High-fidelity face manipulation. StyleGAN's latent space has an exceptionally clean structure for editing. Years of tooling have grown around it: GAN inversion, latent direction discovery, fine-grained attribute editing. For purposes such as professional portrait retouching, ageing simulation and identity swap, StyleGAN-family models are still the working tools.
Niche modalities. Time-series generation, point clouds, molecular graphs, audio waveforms (the original WaveGAN-family work) and certain scientific simulations continue to use GAN-style adversarial losses, often as an auxiliary term within a larger likelihood-based model.

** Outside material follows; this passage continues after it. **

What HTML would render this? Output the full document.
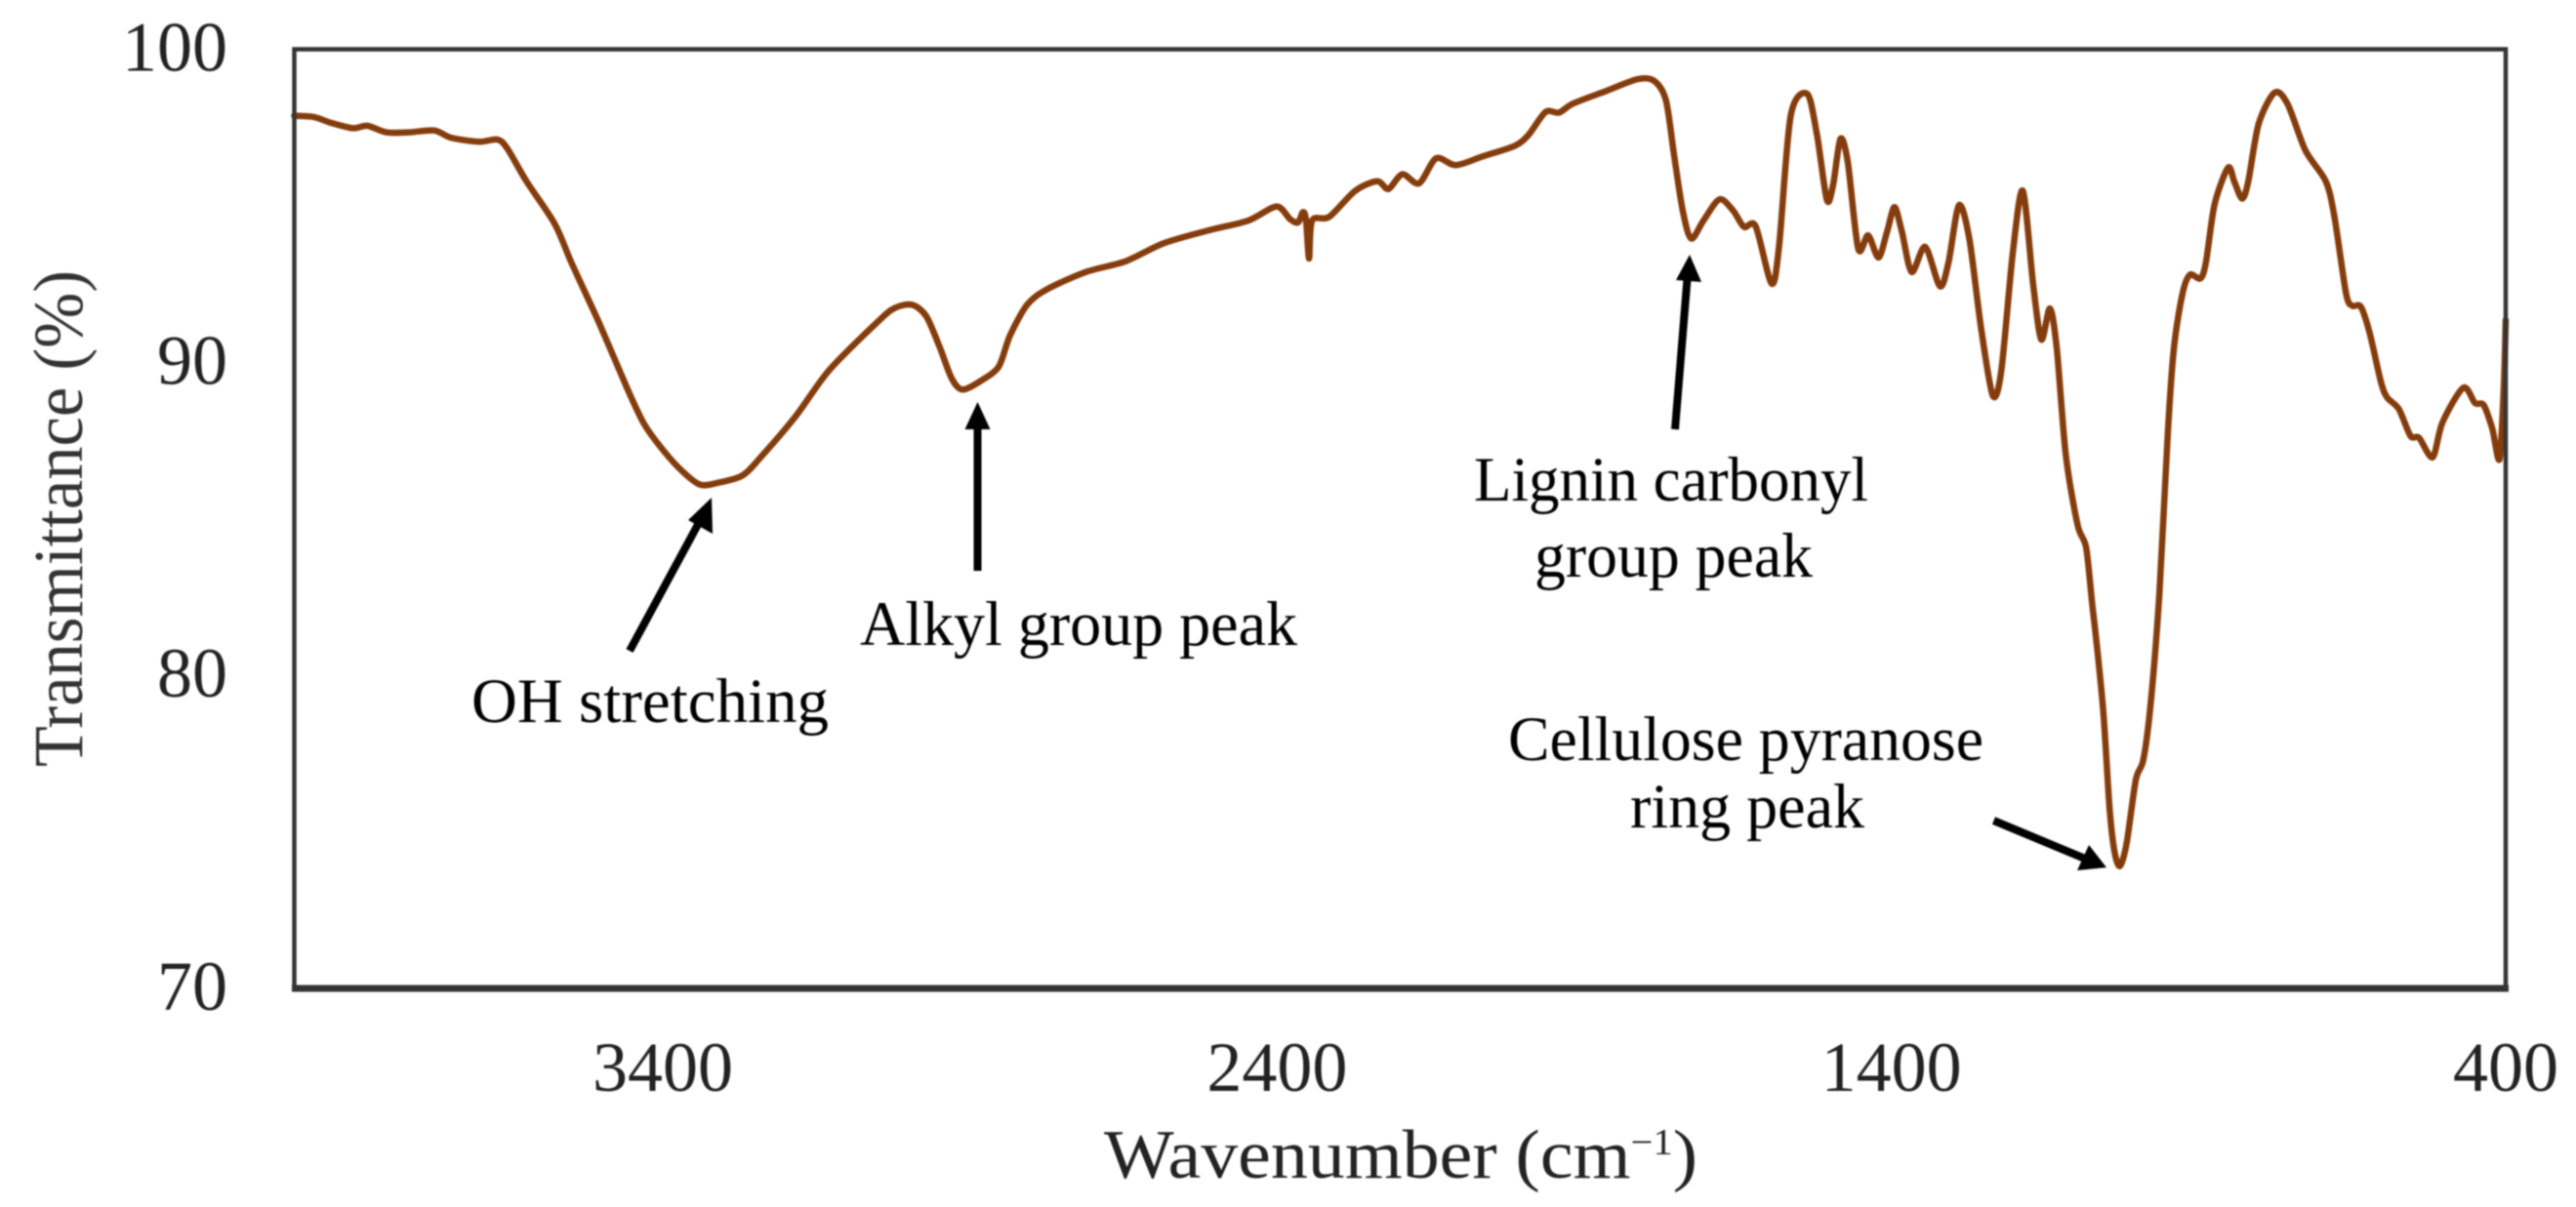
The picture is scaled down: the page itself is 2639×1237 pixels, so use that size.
<!DOCTYPE html>
<html lang="en">
<head>
<meta charset="utf-8">
<title>FTIR transmittance spectrum</title>
<style>
html,body{margin:0;padding:0;background:#fff;width:2639px;height:1237px;overflow:hidden}
svg{display:block;filter:blur(0.8px)}
text{font-family:"Liberation Serif",serif}
</style>
</head>
<body>
<svg id="chart" xmlns="http://www.w3.org/2000/svg" width="2639" height="1237" viewBox="0 0 2639 1237">
  <rect x="0" y="0" width="2639" height="1237" fill="#fff"/>
  <g id="ticks-layer"></g>
  <path id="curve" fill="none" stroke="#843c0c" stroke-width="6.5" stroke-linejoin="round" stroke-linecap="round"/>
  <rect x="301.5" y="50.5" width="2265.5" height="962" fill="none" stroke="#333" stroke-width="4.5"/>
  <line x1="299" y1="1013" x2="2570" y2="1013" stroke="#333" stroke-width="7"/>
  <text x="1131" y="1207" font-size="71" fill="#222" textLength="608" lengthAdjust="spacingAndGlyphs">Wavenumber (cm<tspan font-size="38" dy="-24">−1</tspan><tspan dy="24">)</tspan></text>
  <text transform="translate(84,786) rotate(-90)" x="0" y="0" font-size="72" fill="#333" textLength="509" lengthAdjust="spacingAndGlyphs">Transmittance (%)</text>

  <text x="483" y="740" font-size="65" fill="#000" textLength="366" lengthAdjust="spacingAndGlyphs">OH stretching</text>
  <text x="881" y="661" font-size="65" fill="#000" textLength="448" lengthAdjust="spacingAndGlyphs">Alkyl group peak</text>
  <text x="1510" y="513" font-size="65" fill="#000" textLength="404" lengthAdjust="spacingAndGlyphs">Lignin carbonyl</text>
  <text x="1572" y="591" font-size="65" fill="#000" textLength="285" lengthAdjust="spacingAndGlyphs">group peak</text>
  <text x="1545" y="779" font-size="65" fill="#000" textLength="487" lengthAdjust="spacingAndGlyphs">Cellulose pyranose</text>
  <text x="1670" y="848" font-size="65" fill="#000" textLength="240" lengthAdjust="spacingAndGlyphs">ring peak</text>

  <g>
    <line x1="645" y1="667" x2="718" y2="532" stroke="#000" stroke-width="8"/>
    <polygon points="729,510 730,547 705,533" fill="#000"/>
  </g>
  <g>
    <line x1="1001.5" y1="585" x2="1001.5" y2="430" stroke="#000" stroke-width="8"/>
    <polygon points="1001.5,412 1014.5,440 988.5,440" fill="#000"/>
  </g>
  <g>
    <line x1="1716" y1="440" x2="1729" y2="280" stroke="#000" stroke-width="8"/>
    <polygon points="1731,261 1743,289 1717,287" fill="#000"/>
  </g>
  <g>
    <line x1="2042.5" y1="841" x2="2136" y2="880" stroke="#000" stroke-width="8"/>
    <polygon points="2158,889 2128,892 2140,866" fill="#000"/>
  </g>
</svg>
<script>
const wavenumbers = [4000,3968,3941,3904,3881,3850,3813,3772,3745,3699,3669,3653,3622,3576,3549,3503,3457,3430,3398,3366,3339,3311,3270,3238,3184,3129,3049,3022,2994,2971,2949,2930,2912,2880,2853,2835,2807,2775,2711,2648,2584,2511,2447,2401,2379,2366,2358,2353,2348,2343,2315,2273,2237,2219,2196,2169,2141,2109,2064,2013,1991,1963,1941,1918,1863,1813,1786,1767,1754,1740,1726,1706,1680,1658,1640,1621,1595,1583,1564,1537,1521,1505,1495,1483,1471,1454,1438,1421,1407,1395,1383,1367,1345,1321,1307,1290,1273,1254,1235,1221,1202,1186,1169,1156,1142,1131,1116,1097,1083,1073,1067,1055,1045,1037,1028,1017,1002,990,978,964,950,940,926,914,897,888,874,852,842,829,819,802,776,755,726,693,679,660,650,636,622,603,593,574,555,541,519,503,469,450,436,422,410,403,400];
const transmittance = [97.88,97.84,97.66,97.48,97.56,97.35,97.35,97.41,97.18,97.05,97.12,96.83,95.79,94.43,93.20,91.23,89.13,88.02,87.16,86.48,86.09,86.15,86.39,87.03,88.27,89.75,91.32,91.74,91.84,91.47,90.48,89.50,89.13,89.44,89.87,90.85,91.84,92.33,92.89,93.22,93.81,94.22,94.53,94.98,94.58,94.47,94.80,94.56,93.32,94.53,94.65,95.48,95.79,95.54,96.01,95.72,96.52,96.30,96.59,96.92,97.26,98.00,97.98,98.27,98.68,99.05,98.99,98.37,96.65,94.88,93.96,94.53,95.21,94.86,94.33,94.35,92.52,93.69,97.88,98.58,97.26,95.19,95.66,97.14,96.40,93.63,94.06,93.35,94.18,94.96,94.18,92.89,93.69,92.43,93.20,95.02,93.93,91.10,88.94,89.75,93.57,95.48,92.46,90.73,91.72,90.48,87.03,84.81,84.08,82.25,81.23,78.82,75.78,74.39,73.91,74.65,76.67,77.30,79.08,82.56,87.77,90.48,92.21,92.80,92.68,93.20,95.04,96.22,95.79,95.23,95.79,97.63,98.62,98.25,96.77,95.79,94.68,92.21,91.81,91.78,90.98,89.37,88.88,88.51,87.65,87.59,86.97,88.08,89.19,88.70,88.64,87.89,86.91,89.25,91.35];
const xTickLabels = [3400,2400,1400,400];
const yTickLabels = [100,90,80,70];

const xAxis = w => 2567 - (w - 400) * (2265.6 / 3600);
const yAxis = t => 50.6 + (100 - t) * (962.4 / 30);

const svgNS = 'http://www.w3.org/2000/svg';
const ticksLayer = document.getElementById('ticks-layer');

xTickLabels.forEach(v => {
  const el = document.createElementNS(svgNS, 'text');
  
  
  el.setAttribute('x', xAxis(v));
  el.setAttribute('y', 1118);
  el.setAttribute('text-anchor', 'middle');
  el.setAttribute('font-size', '72');
  el.setAttribute('fill', '#222');
  el.textContent = v;
  ticksLayer.appendChild(el);
});

yTickLabels.forEach(v => {
  const el = document.createElementNS(svgNS, 'text');
  
  
  el.setAttribute('x', 233);
  el.setAttribute('y', yAxis(v) + 22);
  el.setAttribute('text-anchor', 'end');
  el.setAttribute('font-size', '72');
  el.setAttribute('fill', '#222');
  el.textContent = v;
  ticksLayer.appendChild(el);
});

const pts = wavenumbers.map((w, i) => [xAxis(w), yAxis(transmittance[i])]);
let d = 'M' + pts[0][0].toFixed(1) + ' ' + pts[0][1].toFixed(1);
for (let i = 0; i < pts.length - 1; i++) {
  const p0 = pts[Math.max(0, i - 1)], p1 = pts[i], p2 = pts[i + 1], p3 = pts[Math.min(pts.length - 1, i + 2)];
  const k = 1 / 7;
  const c1x = p1[0] + (p2[0] - p0[0]) * k, c1y = p1[1] + (p2[1] - p0[1]) * k;
  const c2x = p2[0] - (p3[0] - p1[0]) * k, c2y = p2[1] - (p3[1] - p1[1]) * k;
  d += ' C' + c1x.toFixed(1) + ' ' + c1y.toFixed(1) + ' ' + c2x.toFixed(1) + ' ' + c2y.toFixed(1) + ' ' + p2[0].toFixed(1) + ' ' + p2[1].toFixed(1);
}
document.getElementById('curve').setAttribute('d', d);
</script>
</body>
</html>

The era of GAN-as-default-generator is over. The era of GAN-as-useful-tool continues. From a curriculum point of view, GANs remain essential: the minimax framing, the implicit-density idea, and the long debugging history of mode collapse and vanishing gradients shaped a generation of researchers' intuition about what generative modelling actually requires.

What you should take away

A GAN is a two-player game. A generator $G$ produces fakes; a discriminator $D$ tries to distinguish fakes from real data. They train simultaneously, in opposition.
At equilibrium, the generator matches the data distribution. For a fixed $G$, the optimal discriminator is $D^\star(\mathbf{x}) = p_{\text{data}}(\mathbf{x}) / (p_{\text{data}}(\mathbf{x}) + p_g(\mathbf{x}))$. Substituted back, the value function reduces to a Jensen–Shannon divergence between $p_{\text{data}}$ and $p_g$, which is zero only when the two coincide.
Training is alternating gradient descent on a saddle point. It works in practice with the non-saturating generator loss and a variety of hard-won engineering tricks, but it suffers from mode collapse, vanishing gradients and non-convergence.
Architectures and objectives matter. DCGAN made GANs trainable; WGAN and WGAN-GP made them theoretically cleaner; progressive growing and StyleGAN made them photorealistic; BigGAN took them to ImageNet scale.
GANs have been displaced, not deleted. Diffusion is the default for image synthesis in 2026. GANs persist where speed matters, where StyleGAN's editable latent space is valuable, and in modality-specific niches. The mathematical lessons of the GAN era (implicit density modelling, adversarial losses as divergences, the difficulty of saddle-point optimisation) outlast the algorithm itself.